[Stated exercise]
Leave out the pictures and repeat the rest of the material exactly.

[Dataset section]
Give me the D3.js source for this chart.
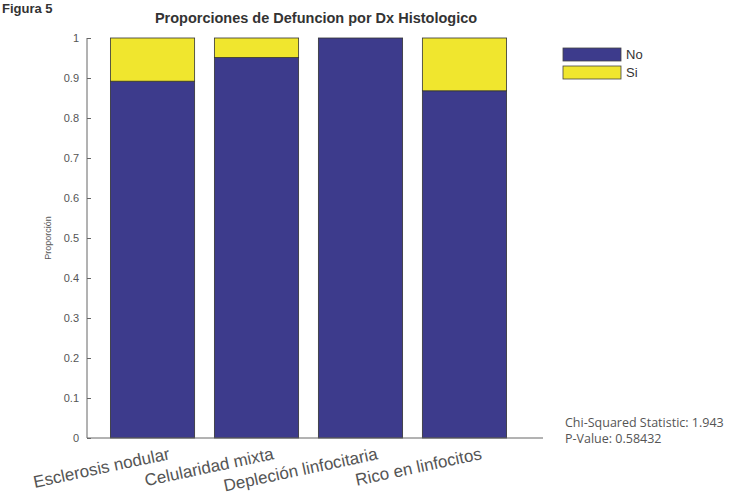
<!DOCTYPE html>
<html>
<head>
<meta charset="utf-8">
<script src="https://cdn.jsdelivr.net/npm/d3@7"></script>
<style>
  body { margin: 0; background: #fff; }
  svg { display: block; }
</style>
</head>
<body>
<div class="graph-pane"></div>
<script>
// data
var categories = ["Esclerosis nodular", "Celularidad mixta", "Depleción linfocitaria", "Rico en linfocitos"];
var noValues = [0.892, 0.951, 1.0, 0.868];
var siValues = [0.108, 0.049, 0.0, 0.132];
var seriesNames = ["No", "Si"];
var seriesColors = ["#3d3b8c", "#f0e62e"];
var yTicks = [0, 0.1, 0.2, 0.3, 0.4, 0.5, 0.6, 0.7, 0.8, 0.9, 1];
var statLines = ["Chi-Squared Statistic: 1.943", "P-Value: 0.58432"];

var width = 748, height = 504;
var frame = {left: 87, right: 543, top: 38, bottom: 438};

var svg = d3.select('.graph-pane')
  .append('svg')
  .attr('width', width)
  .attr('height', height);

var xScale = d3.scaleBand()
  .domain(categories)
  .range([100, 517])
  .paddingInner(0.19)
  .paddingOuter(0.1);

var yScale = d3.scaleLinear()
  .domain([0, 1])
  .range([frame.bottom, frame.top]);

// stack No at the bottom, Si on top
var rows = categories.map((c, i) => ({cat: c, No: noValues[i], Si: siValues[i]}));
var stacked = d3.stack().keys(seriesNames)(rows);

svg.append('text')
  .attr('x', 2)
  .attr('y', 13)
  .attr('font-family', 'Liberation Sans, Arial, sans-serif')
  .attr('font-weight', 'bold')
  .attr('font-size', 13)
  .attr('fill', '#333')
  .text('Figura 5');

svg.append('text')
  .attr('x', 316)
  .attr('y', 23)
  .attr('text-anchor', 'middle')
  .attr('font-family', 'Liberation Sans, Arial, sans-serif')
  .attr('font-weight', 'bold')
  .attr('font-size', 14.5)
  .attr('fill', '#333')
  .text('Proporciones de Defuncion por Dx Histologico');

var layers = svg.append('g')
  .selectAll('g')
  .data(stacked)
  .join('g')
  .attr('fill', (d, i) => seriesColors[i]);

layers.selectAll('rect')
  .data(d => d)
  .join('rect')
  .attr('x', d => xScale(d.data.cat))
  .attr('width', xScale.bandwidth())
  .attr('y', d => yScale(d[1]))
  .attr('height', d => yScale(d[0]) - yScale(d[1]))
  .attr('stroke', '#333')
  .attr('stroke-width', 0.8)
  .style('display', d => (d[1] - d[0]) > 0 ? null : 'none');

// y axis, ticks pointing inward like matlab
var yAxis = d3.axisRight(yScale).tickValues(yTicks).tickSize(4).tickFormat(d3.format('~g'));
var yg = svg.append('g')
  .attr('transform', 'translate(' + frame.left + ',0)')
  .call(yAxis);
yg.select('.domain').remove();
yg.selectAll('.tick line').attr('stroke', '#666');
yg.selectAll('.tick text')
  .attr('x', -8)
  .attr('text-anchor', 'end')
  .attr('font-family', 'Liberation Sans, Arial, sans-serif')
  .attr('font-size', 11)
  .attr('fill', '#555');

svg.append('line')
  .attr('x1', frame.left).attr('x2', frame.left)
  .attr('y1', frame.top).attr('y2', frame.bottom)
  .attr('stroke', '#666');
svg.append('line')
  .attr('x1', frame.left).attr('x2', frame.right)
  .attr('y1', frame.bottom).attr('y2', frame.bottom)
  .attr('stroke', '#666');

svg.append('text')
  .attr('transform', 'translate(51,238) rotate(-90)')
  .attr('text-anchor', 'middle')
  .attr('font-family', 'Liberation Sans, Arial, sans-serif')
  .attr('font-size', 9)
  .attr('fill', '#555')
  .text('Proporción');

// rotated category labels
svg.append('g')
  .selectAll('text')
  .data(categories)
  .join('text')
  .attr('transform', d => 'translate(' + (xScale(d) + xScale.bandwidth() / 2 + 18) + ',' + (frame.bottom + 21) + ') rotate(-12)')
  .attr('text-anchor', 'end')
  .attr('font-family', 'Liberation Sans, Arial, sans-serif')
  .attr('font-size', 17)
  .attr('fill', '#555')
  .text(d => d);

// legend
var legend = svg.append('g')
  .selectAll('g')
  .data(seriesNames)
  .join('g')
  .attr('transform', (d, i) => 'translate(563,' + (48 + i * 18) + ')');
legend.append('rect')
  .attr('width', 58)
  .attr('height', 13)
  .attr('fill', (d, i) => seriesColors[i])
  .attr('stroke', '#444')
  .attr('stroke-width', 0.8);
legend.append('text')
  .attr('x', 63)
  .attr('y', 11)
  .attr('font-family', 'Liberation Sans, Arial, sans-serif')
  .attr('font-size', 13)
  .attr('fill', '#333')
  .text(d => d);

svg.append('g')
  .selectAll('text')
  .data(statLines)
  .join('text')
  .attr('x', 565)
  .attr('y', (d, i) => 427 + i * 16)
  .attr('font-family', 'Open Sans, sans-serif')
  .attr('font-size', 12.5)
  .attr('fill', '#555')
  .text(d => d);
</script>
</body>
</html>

[Solution]
Give me the D3.js source for this chart.
<!DOCTYPE html>
<html>
<head>
<meta charset="utf-8">
<script src="https://cdn.jsdelivr.net/npm/d3@7"></script>
<style>
  body { margin: 0; background: #fff; }
  svg { display: block; }
</style>
</head>
<body>
<div class="graph-pane"></div>
<script>
// data
var categories = ["Esclerosis nodular", "Celularidad mixta", "Depleción linfocitaria", "Rico en linfocitos"];
var noValues = [0.892, 0.951, 1.0, 0.868];
var siValues = [0.108, 0.049, 0.0, 0.132];
var seriesNames = ["No", "Si"];
var seriesColors = ["#3d3b8c", "#f0e62e"];
var yTicks = [0, 0.1, 0.2, 0.3, 0.4, 0.5, 0.6, 0.7, 0.8, 0.9, 1];
var statLines = ["Chi-Squared Statistic: 1.943", "P-Value: 0.58432"];

var width = 748, height = 504;
var frame = {left: 87, right: 543, top: 38, bottom: 438};

var svg = d3.select('.graph-pane')
  .append('svg')
  .attr('width', width)
  .attr('height', height);

var xScale = d3.scaleBand()
  .domain(categories)
  .range([100, 517])
  .paddingInner(0.19)
  .paddingOuter(0.1);

var yScale = d3.scaleLinear()
  .domain([0, 1])
  .range([frame.bottom, frame.top]);

// stack No at the bottom, Si on top
var rows = categories.map((c, i) => ({cat: c, No: noValues[i], Si: siValues[i]}));
var stacked = d3.stack().keys(seriesNames)(rows);

svg.append('text')
  .attr('x', 2)
  .attr('y', 13)
  .attr('font-family', 'Liberation Sans, Arial, sans-serif')
  .attr('font-weight', 'bold')
  .attr('font-size', 13)
  .attr('fill', '#333')
  .text('Figura 5');

svg.append('text')
  .attr('x', 316)
  .attr('y', 23)
  .attr('text-anchor', 'middle')
  .attr('font-family', 'Liberation Sans, Arial, sans-serif')
  .attr('font-weight', 'bold')
  .attr('font-size', 14.5)
  .attr('fill', '#333')
  .text('Proporciones de Defuncion por Dx Histologico');

var layers = svg.append('g')
  .selectAll('g')
  .data(stacked)
  .join('g')
  .attr('fill', (d, i) => seriesColors[i]);

layers.selectAll('rect')
  .data(d => d)
  .join('rect')
  .attr('x', d => xScale(d.data.cat))
  .attr('width', xScale.bandwidth())
  .attr('y', d => yScale(d[1]))
  .attr('height', d => yScale(d[0]) - yScale(d[1]))
  .attr('stroke', '#333')
  .attr('stroke-width', 0.8)
  .style('display', d => (d[1] - d[0]) > 0 ? null : 'none');

// y axis, ticks pointing inward like matlab
var yAxis = d3.axisRight(yScale).tickValues(yTicks).tickSize(4).tickFormat(d3.format('~g'));
var yg = svg.append('g')
  .attr('transform', 'translate(' + frame.left + ',0)')
  .call(yAxis);
yg.select('.domain').remove();
yg.selectAll('.tick line').attr('stroke', '#666');
yg.selectAll('.tick text')
  .attr('x', -8)
  .attr('text-anchor', 'end')
  .attr('font-family', 'Liberation Sans, Arial, sans-serif')
  .attr('font-size', 11)
  .attr('fill', '#555');

svg.append('line')
  .attr('x1', frame.left).attr('x2', frame.left)
  .attr('y1', frame.top).attr('y2', frame.bottom)
  .attr('stroke', '#666');
svg.append('line')
  .attr('x1', frame.left).attr('x2', frame.right)
  .attr('y1', frame.bottom).attr('y2', frame.bottom)
  .attr('stroke', '#666');

svg.append('text')
  .attr('transform', 'translate(51,238) rotate(-90)')
  .attr('text-anchor', 'middle')
  .attr('font-family', 'Liberation Sans, Arial, sans-serif')
  .attr('font-size', 9)
  .attr('fill', '#555')
  .text('Proporción');

// rotated category labels
svg.append('g')
  .selectAll('text')
  .data(categories)
  .join('text')
  .attr('transform', d => 'translate(' + (xScale(d) + xScale.bandwidth() / 2 + 18) + ',' + (frame.bottom + 21) + ') rotate(-12)')
  .attr('text-anchor', 'end')
  .attr('font-family', 'Liberation Sans, Arial, sans-serif')
  .attr('font-size', 17)
  .attr('fill', '#555')
  .text(d => d);

// legend
var legend = svg.append('g')
  .selectAll('g')
  .data(seriesNames)
  .join('g')
  .attr('transform', (d, i) => 'translate(563,' + (48 + i * 18) + ')');
legend.append('rect')
  .attr('width', 58)
  .attr('height', 13)
  .attr('fill', (d, i) => seriesColors[i])
  .attr('stroke', '#444')
  .attr('stroke-width', 0.8);
legend.append('text')
  .attr('x', 63)
  .attr('y', 11)
  .attr('font-family', 'Liberation Sans, Arial, sans-serif')
  .attr('font-size', 13)
  .attr('fill', '#333')
  .text(d => d);

svg.append('g')
  .selectAll('text')
  .data(statLines)
  .join('text')
  .attr('x', 565)
  .attr('y', (d, i) => 427 + i * 16)
  .attr('font-family', 'Open Sans, sans-serif')
  .attr('font-size', 12.5)
  .attr('fill', '#555')
  .text(d => d);
</script>
</body>
</html>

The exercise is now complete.